How about some pics? What have you guys done/seen?


----------



## rakeel

I made this little corner desk out of some lumber I had laying around. I wish I had room for a roll top but since space was limited this is what I ended up doing 









DISCLAIMER: This is the cleanest it has ever looked.


----------



## Megalops

@rakeel, nice job! 

I too am looking for ideas, my wife is constantly allocating my stuff to the garage. And here's my disclaimer: I ain't no New Yankee Workshop hero.


----------



## yobata

If you have space, get two kitchen base cabinets, set them apart with enough room in the middle for your legs to sit comfortably, and get a countertop. Flat pack ready to assemble cabinets are not super expensive and you get all those drawers to keep everything organized


----------



## brianacnp

Simple but works. Build from Lowes materials. Keep all the materials in a chest in the corner and hooks, markers, and lead eyes in old cigar cases. No storage is the only negative.


----------



## Liam Cunningham

Old secretary roll top desks work really good.


----------



## 60hertz

A recent downsize from 2100 sq ft to 1500 sq ft resulted in me losing my fly tying/rod rigging/office. 

I'm seriously considering one of these:

https://pensacola.craigslist.org/fuo/d/pelican-hardigg-portable/6261361594.html

I can keep it loaded in the garage, then bring it in to tie some flies, then put it back in the garage.

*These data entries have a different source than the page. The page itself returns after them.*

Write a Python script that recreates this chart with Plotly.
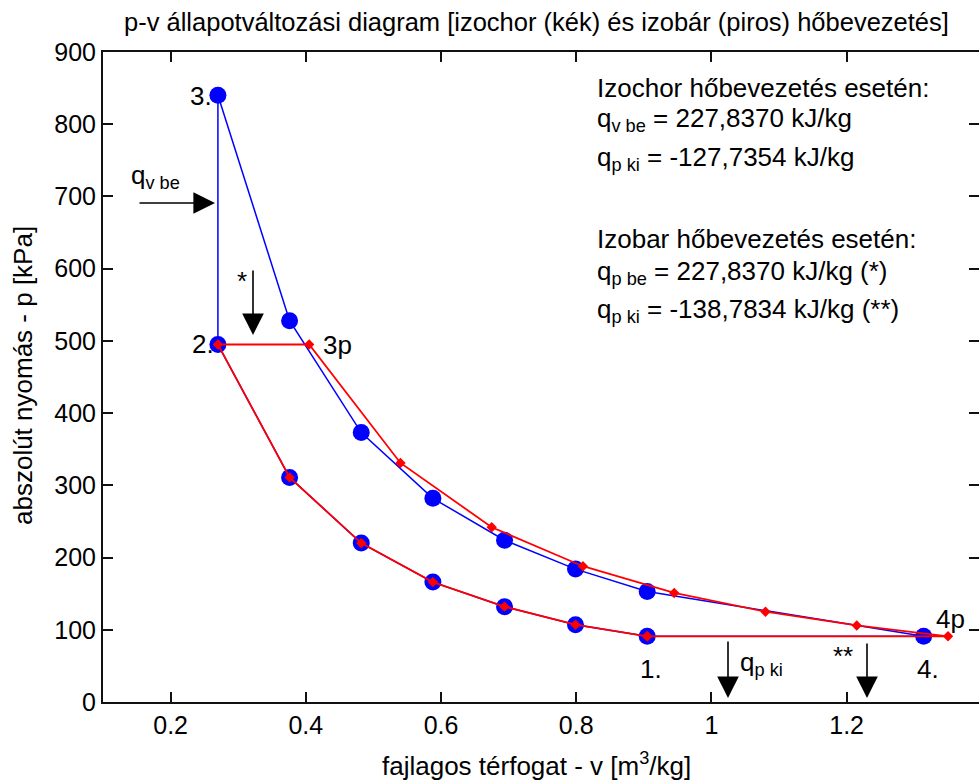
import plotly.graph_objects as go

# ---- data ----
# compression 1 -> 2 (shared by both cycles), listed from 2 to 1
v_comp = [0.270, 0.376, 0.482, 0.588, 0.694, 0.799, 0.905]
p_comp = [495, 311, 220, 166, 132, 107, 91]
# isochoric cycle: expansion 3 -> 4
v_exp_v = [0.270, 0.376, 0.482, 0.588, 0.694, 0.799, 0.905, 1.314]
p_exp_v = [840, 528, 373, 282, 224, 184, 153, 91]
# isobaric cycle: expansion 3p -> 4p
v_exp_p = [0.405, 0.540, 0.675, 0.810, 0.945, 1.080, 1.215, 1.350]
p_exp_p = [495, 331, 242, 188, 151, 125, 106, 91]

x_ticks = [0.2, 0.4, 0.6, 0.8, 1.0, 1.2]
x_tick_labels = ["0.2", "0.4", "0.6", "0.8", "1", "1.2"]
y_ticks = [0, 100, 200, 300, 400, 500, 600, 700, 800, 900]

title_text = "p-v állapotváltozási diagram [izochor (kék) és izobár (piros) hőbevezetés]"
x_title = "fajlagos térfogat - v [m<sup>3</sup>/kg]"
y_title = "abszolút nyomás - p [kPa]"
info_lines = [
    "Izochor hőbevezetés esetén:",
    "q<sub>v be</sub> = 227,8370 kJ/kg",
    "q<sub>p ki</sub> = -127,7354 kJ/kg",
    "Izobar hőbevezetés esetén:",
    "q<sub>p be</sub> = 227,8370 kJ/kg (*)",
    "q<sub>p ki</sub> = -138,7834 kJ/kg (**)",
]

# ---- layout geometry (pixels) ----
W, H = 979, 782
L, R, T, B = 103, 979, 52, 702
XMIN = 0.1
XMAX = 0.1 + (R - 103.4) / 675.7
FONT = "Liberation Sans, Arial, sans-serif"


def px(x):
    return (x - L) / (R - L)


def py(y):
    return (B - y) / (B - T)


# blue (isochoric) cycle path: 1 -> 2 -> 3 -> ... -> 4 -> 1
v_blue = v_comp[::-1] + v_exp_v + [v_comp[-1]]
p_blue = p_comp[::-1] + p_exp_v + [p_comp[-1]]
blue_marker_v = v_comp + v_exp_v
blue_marker_p = p_comp + p_exp_v

# red (isobaric) cycle path: 1 -> 2 -> 3p -> ... -> 4p -> 1
v_red = v_comp[::-1] + v_exp_p + [v_comp[-1]]
p_red = p_comp[::-1] + p_exp_p + [p_comp[-1]]

fig = go.Figure()
fig.add_trace(go.Scatter(x=v_blue, y=p_blue, mode="lines",
                         line=dict(color="#0000ff", width=1.5),
                         hoverinfo="skip", showlegend=False))
fig.add_trace(go.Scatter(x=blue_marker_v, y=blue_marker_p, mode="markers",
                         marker=dict(color="#0000ff", size=17, symbol="circle"),
                         showlegend=False))
fig.add_trace(go.Scatter(x=v_red, y=p_red, mode="lines+markers",
                         line=dict(color="#ff0000", width=1.8),
                         marker=dict(color="#ff0000", size=8, symbol="diamond"),
                         showlegend=False))
# invisible trace to activate right-side tick axis
fig.add_trace(go.Scatter(x=[XMIN], y=[0], yaxis="y2", mode="markers",
                         marker=dict(opacity=0), hoverinfo="skip", showlegend=False))

ann = []
tf = dict(family=FONT, size=26, color="black")

# title and axis titles
ann.append(dict(text=title_text, x=px(536), y=py(22), xref="paper", yref="paper",
                showarrow=False, font=dict(family=FONT, size=25.5, color="black"),
                xanchor="center", yanchor="middle"))
ann.append(dict(text=x_title, x=px(536), y=py(764), xref="paper", yref="paper",
                showarrow=False, font=tf, xanchor="center", yanchor="middle"))
ann.append(dict(text=y_title, x=px(23), y=py(376), xref="paper", yref="paper",
                showarrow=False, font=tf, xanchor="center", yanchor="middle",
                textangle=-90))

# info text block
info_y = [88, 119, 158, 239, 272, 310]
for t, yy in zip(info_lines, info_y):
    ann.append(dict(text=t, x=px(595), y=py(yy), xref="paper", yref="paper",
                    showarrow=False, font=tf, xanchor="left", yanchor="middle"))

# point labels
labels = [
    ("3.", 214, 96, "right"),
    ("2.", 216, 344, "right"),
    ("3p", 321, 345, "left"),
    ("1.", 638, 669, "left"),
    ("4.", 915, 669, "left"),
    ("4p", 934, 619, "left"),
    ("q<sub>v be</sub>", 129, 176, "left"),
    ("*", 235, 281, "left"),
    ("q<sub>p ki</sub>", 738, 663, "left"),
    ("**", 831, 656, "left"),
]
for t, xx, yy, xa in labels:
    ann.append(dict(text=t, x=px(xx), y=py(yy), xref="paper", yref="paper",
                    showarrow=False, font=tf, xanchor=xa, yanchor="middle"))

# arrows (tip, tail) in pixels
arrows = [
    ((215, 203), (138, 203)),
    ((253, 335), (253, 269)),
    ((728, 698), (728, 640)),
    ((867, 698), (867, 642)),
]
for (hx, hy), (tx, ty) in arrows:
    ann.append(dict(text="", x=px(hx), y=py(hy), xref="paper", yref="paper",
                    ax=tx - hx, ay=ty - hy, axref="pixel", ayref="pixel",
                    showarrow=True, arrowhead=2, arrowsize=2.7, arrowwidth=1.6,
                    arrowcolor="black", standoff=0, startstandoff=0))

axis_common = dict(showgrid=False, zeroline=False, ticks="inside", ticklen=10,
                   tickwidth=1.5, tickcolor="#111", linecolor="#111", linewidth=2,
                   tickfont=dict(family=FONT, size=25, color="black"))

fig.update_layout(
    width=W, height=H,
    margin=dict(l=L, r=W - R, t=T, b=H - B, pad=0),
    paper_bgcolor="white", plot_bgcolor="white",
    annotations=ann,
    xaxis=dict(range=[XMIN, XMAX], tickvals=x_ticks, ticktext=x_tick_labels,
               showline=True, mirror="ticks", **axis_common),
    yaxis=dict(range=[0, 900], tickvals=y_ticks, showline=True, mirror=False,
               **axis_common),
    yaxis2=dict(range=[0, 900], tickvals=y_ticks, overlaying="y", side="right",
                showline=False, showticklabels=False, showgrid=False, zeroline=False,
                ticks="inside", ticklen=10, tickwidth=1.5, tickcolor="#111"),
    showlegend=False,
)

fig.write_html("out.html")
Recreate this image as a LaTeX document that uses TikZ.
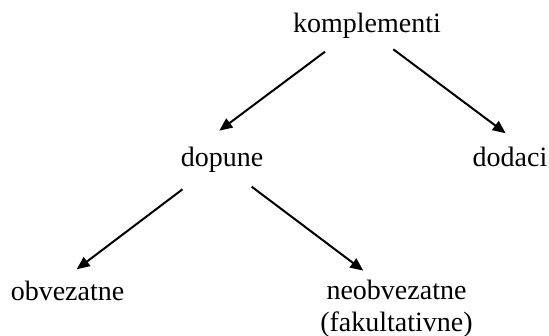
\documentclass[tikz,border=0pt]{standalone}
\usepackage{fontspec}
\setmainfont{Liberation Serif}
\usetikzlibrary{arrows.meta,calc}
\begin{document}
\begin{tikzpicture}[x=1pt,y=-1pt,
  lbl/.style={inner sep=0pt,anchor=base,font=\fontsize{28}{32}\selectfont,align=center},
  arr/.style={line width=2pt,-{Triangle[length=13pt,width=11pt]}}]
\useasboundingbox (0,0) rectangle (549,336);
\node[lbl] (komp) at (367,33) {komplementi};
\node[lbl] (dop) at (222,167) {dopune};
\node[lbl] (dod) at (510,167) {dodaci};
\node[lbl] (obv) at (67.5,301) {obvezatne};
\node[lbl] (neo) at (396.5,332) {neobvezatne\\(fakultativne)};
\draw[arr] ($(komp.base)+(-42,18.7)$) -- ($(dop.base)+(-2.7,-36.3)$);
\draw[arr] ($(komp.base)+(26.3,16.3)$) -- ($(dod.base)+(-4.3,-33.7)$);
\draw[arr] ($(dop.base)+(-39.5,22.3)$) -- ($(obv.base)+(9.2,-31.7)$);
\draw[arr] ($(dop.base)+(29.7,19.7)$) -- ($(neo.base)+(-33.2,-61.3)$);
\end{tikzpicture}
\end{document}
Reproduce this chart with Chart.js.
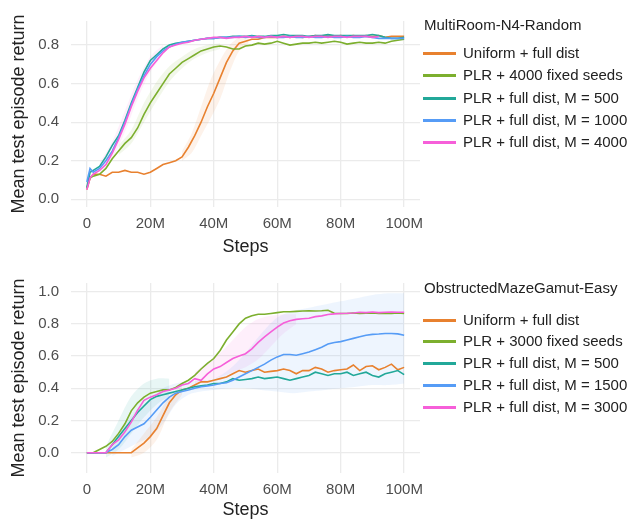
<!DOCTYPE html>
<html>
<head>
<meta charset="utf-8">
<script src="https://cdn.jsdelivr.net/npm/chart.js@4.4.1/dist/chart.umd.min.js"></script>
<style>
  html, body { margin: 0; padding: 0; background: #fff; }
  #wrap { position: relative; width: 638px; height: 523px; overflow: hidden; }
  canvas { position: absolute; left: 0; }
  .legend { position: absolute; left: 423px; font-family: "Liberation Sans", Arial, sans-serif; font-size: 15px; color: #222; }
  .legend .title { position: absolute; left: 1px; white-space: nowrap; line-height: 18px; }
  .legend .item { position: absolute; left: 0; white-space: nowrap; line-height: 18px; height: 18px; }
  .legend .swatch { position: absolute; left: 0; top: 8px; width: 33px; height: 3px; }
  .legend .label { position: absolute; left: 40px; top: 0; }
</style>
</head>
<body>
<div id="wrap">
  <canvas id="top-chart" width="638" height="260" style="top:0"></canvas>
  <canvas id="bottom-chart" width="638" height="263" style="top:260px"></canvas>
  <div class="legend" id="top-legend" style="top:0"></div>
  <div class="legend" id="bottom-legend" style="top:260px"></div>
</div>
<script>
// Steps in millions
const steps = [0, 1, 2, 4, 6, 8, 10, 12, 14, 16, 18, 20, 22, 24, 26, 28, 30, 32, 34, 36, 38, 40,
  42, 44, 46, 48, 50, 52, 54, 56, 58, 60, 62, 64, 66, 68, 70, 72, 74, 76, 78, 80,
  82, 84, 86, 88, 90, 92, 94, 96, 98, 100];

const xTicks = [0, 20, 40, 60, 80, 100];
const topYTicks = [0, 0.2, 0.4, 0.6, 0.8];
const bottomYTicks = [0, 0.2, 0.4, 0.6, 0.8, 1.0];

const colors = ['#e8812f', '#7caf2e', '#22a899', '#569cf6', '#f65fd9'];

// MultiRoom-N4-Random
const topTitle = 'MultiRoom-N4-Random';
const topLabels = ['Uniform + full dist', 'PLR + 4000 fixed seeds', 'PLR + full dist, M = 500',
  'PLR + full dist, M = 1000', 'PLR + full dist, M = 4000'];

const topUniform = [0.05, 0.11, 0.13, 0.13, 0.12, 0.14, 0.14, 0.15, 0.14, 0.14, 0.13, 0.14, 0.16, 0.18,
  0.19, 0.20, 0.22, 0.27, 0.33, 0.40, 0.48, 0.55, 0.63, 0.71, 0.77, 0.81, 0.82, 0.83, 0.83, 0.84,
  0.84, 0.84, 0.845, 0.84, 0.845, 0.84, 0.845, 0.85, 0.845, 0.85, 0.845, 0.85, 0.845, 0.85, 0.845,
  0.85, 0.845, 0.85, 0.84, 0.845, 0.845, 0.845];
const topFixed = [0.06, 0.11, 0.12, 0.13, 0.16, 0.21, 0.25, 0.29, 0.32, 0.37, 0.44, 0.50, 0.55, 0.60,
  0.65, 0.68, 0.71, 0.73, 0.75, 0.77, 0.78, 0.79, 0.795, 0.79, 0.78, 0.78, 0.795, 0.80, 0.81, 0.805,
  0.81, 0.82, 0.81, 0.80, 0.805, 0.81, 0.81, 0.815, 0.81, 0.815, 0.82, 0.815, 0.805, 0.81, 0.815,
  0.81, 0.81, 0.815, 0.81, 0.82, 0.825, 0.83];
const topM500 = [0.06, 0.14, 0.15, 0.17, 0.22, 0.28, 0.33, 0.41, 0.50, 0.58, 0.66, 0.72, 0.75, 0.78,
  0.80, 0.81, 0.815, 0.82, 0.825, 0.83, 0.835, 0.835, 0.84, 0.84, 0.845, 0.845, 0.845, 0.85, 0.845,
  0.845, 0.85, 0.85, 0.855, 0.85, 0.85, 0.85, 0.845, 0.85, 0.85, 0.855, 0.85, 0.85, 0.85, 0.85,
  0.85, 0.85, 0.855, 0.85, 0.84, 0.835, 0.835, 0.84];
const topM1000 = [0.09, 0.16, 0.14, 0.16, 0.20, 0.25, 0.32, 0.40, 0.49, 0.57, 0.64, 0.70, 0.74, 0.77,
  0.79, 0.805, 0.815, 0.82, 0.825, 0.83, 0.835, 0.835, 0.84, 0.84, 0.84, 0.845, 0.84, 0.845, 0.84,
  0.84, 0.845, 0.84, 0.84, 0.845, 0.84, 0.84, 0.845, 0.84, 0.84, 0.845, 0.84, 0.84, 0.845, 0.84,
  0.84, 0.845, 0.84, 0.835, 0.835, 0.835, 0.835, 0.835];
const topM4000 = [0.05, 0.11, 0.13, 0.15, 0.18, 0.24, 0.31, 0.39, 0.48, 0.56, 0.63, 0.68, 0.72, 0.76,
  0.79, 0.80, 0.81, 0.815, 0.825, 0.83, 0.835, 0.84, 0.84, 0.835, 0.84, 0.84, 0.845, 0.84, 0.845,
  0.84, 0.845, 0.84, 0.845, 0.84, 0.845, 0.845, 0.84, 0.845, 0.845, 0.84, 0.845, 0.845, 0.84, 0.845,
  0.845, 0.845, 0.84, 0.845, null, null, null, null];

// shaded spread bands (x in millions, lower, upper)
const topUniformBandX = [30, 33, 36, 39, 42, 45, 48, 51];
const topUniformBandLo = [0.20, 0.24, 0.33, 0.42, 0.52, 0.66, 0.77, 0.81];
const topUniformBandHi = [0.25, 0.34, 0.48, 0.62, 0.72, 0.80, 0.84, 0.85];
const topFixedBandX = [10, 14, 18, 22, 26, 30, 34, 38, 42];
const topFixedBandLo = [0.23, 0.29, 0.40, 0.51, 0.61, 0.68, 0.73, 0.76, 0.78];
const topFixedBandHi = [0.28, 0.36, 0.50, 0.61, 0.69, 0.74, 0.78, 0.80, 0.81];
const topM4000BandX = [4, 8, 12, 16, 20, 24];
const topM4000BandLo = [0.13, 0.21, 0.35, 0.52, 0.66, 0.75];
const topM4000BandHi = [0.19, 0.30, 0.46, 0.62, 0.74, 0.80];

// ObstructedMazeGamut-Easy
const bottomTitle = 'ObstructedMazeGamut-Easy';
const bottomLabels = ['Uniform + full dist', 'PLR + 3000 fixed seeds', 'PLR + full dist, M = 500',
  'PLR + full dist, M = 1500', 'PLR + full dist, M = 3000'];

const botUniform = [0, 0, 0, 0, 0, 0, 0, 0, 0, 0.03, 0.06, 0.10, 0.15, 0.23, 0.31, 0.36, 0.39, 0.40,
  0.42, 0.44, 0.44, 0.45, 0.46, 0.47, 0.49, 0.51, 0.50, 0.51, 0.52, 0.50, 0.505, 0.51, 0.52, 0.51,
  0.49, 0.51, 0.51, 0.53, 0.52, 0.50, 0.51, 0.515, 0.52, 0.545, 0.51, 0.535, 0.54, 0.515, 0.53,
  0.55, 0.515, 0.53];
const botFixed = [0, 0, 0, 0.02, 0.04, 0.07, 0.12, 0.18, 0.26, 0.31, 0.345, 0.37, 0.38, 0.39, 0.39,
  0.405, 0.43, 0.45, 0.48, 0.52, 0.555, 0.585, 0.635, 0.70, 0.75, 0.80, 0.835, 0.85, 0.86, 0.86,
  0.865, 0.87, 0.875, 0.875, 0.878, 0.88, 0.882, 0.88, 0.882, 0.885, 0.866, 0.865, 0.865, 0.868,
  0.865, 0.866, 0.868, 0.865, 0.866, 0.865, 0.868, 0.865];
const botM500 = [0, 0, 0, 0, 0, 0.05, 0.10, 0.15, 0.20, 0.25, 0.29, 0.33, 0.35, 0.36, 0.37, 0.38,
  0.39, 0.40, 0.41, 0.415, 0.42, 0.43, 0.43, 0.44, 0.46, 0.45, 0.455, 0.46, 0.47, 0.46, 0.465, 0.47,
  0.46, 0.45, 0.46, 0.47, 0.48, 0.50, 0.49, 0.48, 0.49, 0.49, 0.50, 0.48, 0.49, 0.50, 0.48, 0.47,
  0.49, 0.50, 0.51, 0.485];
const botM1500 = [0, 0, 0, 0, 0, 0.02, 0.05, 0.10, 0.14, 0.16, 0.18, 0.22, 0.265, 0.31, 0.345, 0.37,
  0.38, 0.39, 0.40, 0.41, 0.415, 0.42, 0.43, 0.435, 0.45, 0.47, 0.49, 0.51, 0.53, 0.55, 0.575, 0.595,
  0.61, 0.61, 0.605, 0.615, 0.625, 0.64, 0.655, 0.675, 0.685, 0.69, 0.70, 0.71, 0.72, 0.73, 0.735,
  0.737, 0.74, 0.74, 0.738, 0.73];
const botM3000 = [0, 0, 0, 0, 0, 0.05, 0.08, 0.13, 0.19, 0.265, 0.325, 0.345, 0.36, 0.38, 0.39, 0.40,
  0.42, 0.43, 0.46, 0.45, 0.49, 0.52, 0.535, 0.56, 0.585, 0.60, 0.615, 0.645, 0.685, 0.72, 0.75,
  0.78, 0.805, 0.82, 0.828, 0.832, 0.835, 0.845, 0.85, 0.858, 0.862, 0.865, 0.866, 0.868, 0.872,
  0.87, 0.874, 0.87, 0.872, 0.874, 0.872, 0.872];

const botUniformBandX = [14, 18, 22, 26, 30];
const botUniformBandLo = [-0.03, 0.0, 0.08, 0.25, 0.36];
const botUniformBandHi = [0.02, 0.12, 0.22, 0.35, 0.42];
const botM500BandX = [6, 10, 14, 18, 22, 26];
const botM500BandLo = [-0.03, 0.02, 0.12, 0.22, 0.30, 0.35];
const botM500BandHi = [0.04, 0.20, 0.35, 0.43, 0.46, 0.46];
const botM1500BandX = [8, 12, 16, 20, 24, 28, 32, 36, 40, 45, 50, 55, 60, 65, 70, 75, 80, 85, 90, 95, 100];
const botM1500BandLo = [-0.02, 0.02, 0.06, 0.10, 0.18, 0.30, 0.36, 0.38, 0.39, 0.40, 0.40, 0.39, 0.38,
  0.37, 0.38, 0.39, 0.40, 0.41, 0.42, 0.42, 0.43];
const botM1500BandHi = [0.05, 0.18, 0.27, 0.33, 0.40, 0.43, 0.44, 0.45, 0.46, 0.52, 0.62, 0.74, 0.84,
  0.88, 0.90, 0.92, 0.94, 0.96, 0.98, 0.99, 0.99];
const botM3000BandX = [34, 38, 42, 46, 50, 54, 58, 62, 66];
const botM3000BandLo = [0.42, 0.45, 0.47, 0.50, 0.53, 0.58, 0.66, 0.74, 0.80];
const botM3000BandHi = [0.50, 0.56, 0.62, 0.70, 0.78, 0.83, 0.85, 0.86, 0.86];

Chart.defaults.font.family = '"Liberation Sans", Arial, sans-serif';

function toPoints(xs, ys) {
    return xs.map((x, i) => ({ x: x, y: ys[i] }));
}

function hexToRgba(hex, a) {
    const n = parseInt(hex.slice(1), 16);
    return `rgba(${(n >> 16) & 255}, ${(n >> 8) & 255}, ${n & 255}, ${a})`;
}

function bandDatasets(xs, lo, hi, color) {
    return [
        { data: toPoints(xs, lo), borderWidth: 0, pointRadius: 0, fill: false, order: 10, tension: 0.3 },
        { data: toPoints(xs, hi), borderWidth: 0, pointRadius: 0, fill: '-1', order: 10, tension: 0.3,
          backgroundColor: hexToRgba(color, 0.1) }
    ];
}

function lineDataset(ys, idx) {
    return {
        data: toPoints(steps, ys),
        borderColor: colors[idx],
        borderWidth: 1.6,
        pointRadius: 0,
        fill: false,
        order: 5 - idx
    };
}

function makeChart(canvasId, series, bands, yMin, yMax, yTicks, topPad, xAxisHeight) {
    const datasets = [];
    bands.forEach(b => datasets.push(...bandDatasets(b[0], b[1], b[2], b[3])));
    series.forEach((s, i) => datasets.push(lineDataset(s, i)));

    return new Chart(document.getElementById(canvasId), {
        type: 'line',
        data: { datasets: datasets },
        options: {
            responsive: false,
            animation: false,
            devicePixelRatio: 1,
            layout: { padding: { left: 0, right: 218, top: topPad, bottom: 0 } },
            plugins: { legend: { display: false }, tooltip: { enabled: false } },
            scales: {
                x: {
                    type: 'linear',
                    min: -5,
                    max: 105,
                    afterBuildTicks: scale => { scale.ticks = xTicks.map(v => ({ value: v })); },
                    afterFit: scale => { scale.height = xAxisHeight; },
                    grid: { color: '#ebebeb', lineWidth: 1.3, drawTicks: false },
                    border: { display: false },
                    ticks: {
                        padding: 8,
                        color: '#4d4d4d',
                        font: { size: 15 },
                        callback: v => v === 0 ? '0' : v + 'M'
                    },
                    title: {
                        display: true,
                        text: 'Steps',
                        color: '#222',
                        font: { size: 18 },
                        padding: { top: 0, bottom: 2 }
                    }
                },
                y: {
                    min: yMin,
                    max: yMax,
                    afterBuildTicks: scale => { scale.ticks = yTicks.map(v => ({ value: v })); },
                    afterFit: scale => { scale.width = 71; },
                    grid: { color: '#ebebeb', lineWidth: 1.3, drawTicks: false },
                    border: { display: false },
                    ticks: {
                        padding: 12,
                        color: '#4d4d4d',
                        font: { size: 15 },
                        callback: v => v.toFixed(1)
                    },
                    title: {
                        display: true,
                        text: 'Mean test episode return',
                        color: '#222',
                        font: { size: 18 },
                        padding: { top: 8, bottom: 0 }
                    }
                }
            }
        }
    });
}

function buildLegend(elId, title, labels, titleY, itemYs) {
    const el = document.getElementById(elId);
    let html = `<div class="title" style="top:${titleY - 9}px">${title}</div>`;
    labels.forEach((label, i) => {
        html += `<div class="item" style="top:${itemYs[i] - 9}px">` +
            `<span class="swatch" style="background:${colors[i]}"></span>` +
            `<span class="label">${label}</span></div>`;
    });
    el.innerHTML = html;
}

makeChart('top-chart',
    [topUniform, topFixed, topM500, topM1000, topM4000],
    [
        [topUniformBandX, topUniformBandLo, topUniformBandHi, colors[0]],
        [topFixedBandX, topFixedBandLo, topFixedBandHi, colors[1]],
        [topM4000BandX, topM4000BandLo, topM4000BandHi, colors[4]]
    ],
    -0.04, 0.925, topYTicks, 15, 53);

makeChart('bottom-chart',
    [botUniform, botFixed, botM500, botM1500, botM3000],
    [
        [botUniformBandX, botUniformBandLo, botUniformBandHi, colors[0]],
        [botM500BandX, botM500BandLo, botM500BandHi, colors[2]],
        [botM1500BandX, botM1500BandLo, botM1500BandHi, colors[3]],
        [botM3000BandX, botM3000BandLo, botM3000BandHi, colors[4]]
    ],
    -0.126, 1.054, bottomYTicks, 23, 50);

buildLegend('top-legend', topTitle, topLabels, 25, [53, 75, 98, 120, 142]);
buildLegend('bottom-legend', bottomTitle, bottomLabels, 28, [60, 81, 103, 125, 147]);
</script>
</body>
</html>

What's everyone's thoughts?


----------



## Whiskey Angler

I have a full size roll top desk,and I wish I had more room. I feel cramped once I start unloading materials.


----------



## mtoddsolomon

Here's mine. It's the desk from here 
http://www.ana-white.com/2013/01/my-first-build-55-fancy-x-desk 
and some Col. EH Taylor 12 year.


----------



## Steve_Mevers

Only thing I don't like about a secreatary desk is that drawers are difficult to reach. One day I will replace it with a roll top with drawers to each side.


----------



## Pierson

As a resident of a 800 sqft one bedroom apartment, you guys are making me insanely jealous right now.


----------



## RileyH203

I bought a tabletop from Ikea and some legs that seemed useful. Other than having to go venture into Hell on earth to buy it, its worked out great so far.


----------



## 994

Ok either you guys are hiding material from your wives or I have a problem.


----------



## blackmagic1

due to kids, I lost my man room and have been working out of one of these http://www.mcmelectronics.com/product/DEWALT-DWST20880-/22-24565


----------



## Whiskey Angler

As I said, the work top is somewhat cramped. But, I do like all the side drawers for storage. I tore out the center drawer for more leg room.


----------



## el9surf

mosquitolaGOON said:


> Ok either you guys are hiding material from your wives or I have a problem.


I was thinking the same thing.
I several large containers crammed full of tying material.


----------



## Backwater

Without regurgitating the same stuff, here's a link with what I use.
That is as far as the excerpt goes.